# Possibilities



## capngil (Oct 20, 2009)

Not sure if this idea will float but I have to ask to see the validity of it. I'm considering a circumnavigation but funds and person capable of committing to such a venture are few and far between. My girl is committing to a long term position so I'm free to go; she will fly in now and then, here and there as we go. I can provide the means/boat and what a boat she is. 90% restored 1975 68ft John Alden Cutter Ketch MS. Stella Maris is quite capable of carrying eight very comfortably (looking for four or six) as I wouldn't want to create too much stress. Seeking full circumnavigation commitment as I would like to avoid the hassle of changing sailors as we go.
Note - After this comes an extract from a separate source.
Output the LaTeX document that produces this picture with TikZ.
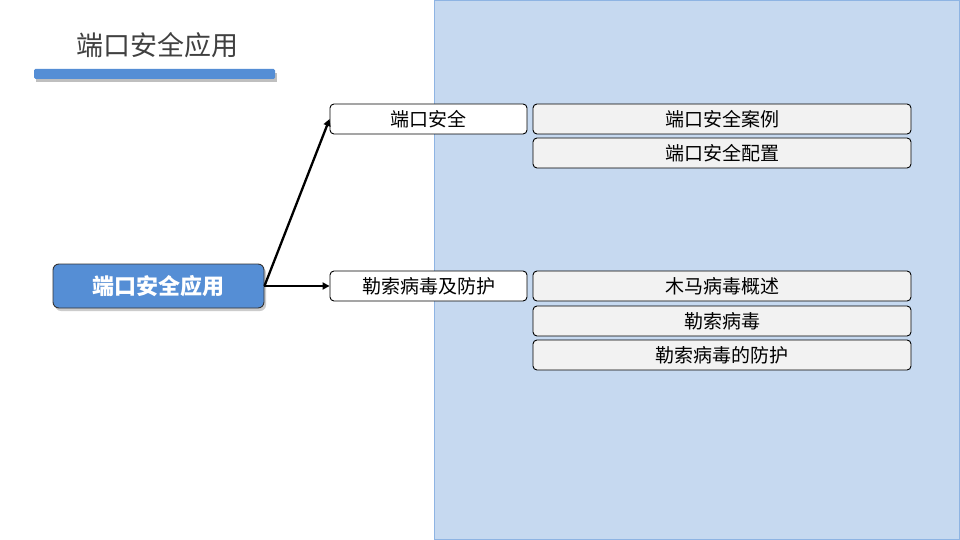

I won't go into detail about the plan, lets just say that I am very flexible and felt I ought to put the word out to see what gives. If this is starting to sound out there, so was my initial thought of buying such a boat but thats long over and done with. I'm a person who does what he says. I understand that there is a lot to discuss and plan so if there is any curiosity don't hesitate to e-mail me. Communication is all I am seeking at the moment, so if you have the funds, time, capability and desire to sail the world let speak. I'll be forward and say that I no dire sailor seeking to go with any whom reaches out, I have many requirements and we will discuss them and I expect to hear of your needs as well. If you want to see Stella and some of the work I have done on here please go to stella-maris-charters.com. I don't charter the boat it's just a site name I created a while ago. Ok then I took the first step, lets here your comments.....


Steady Winds
Gil


----------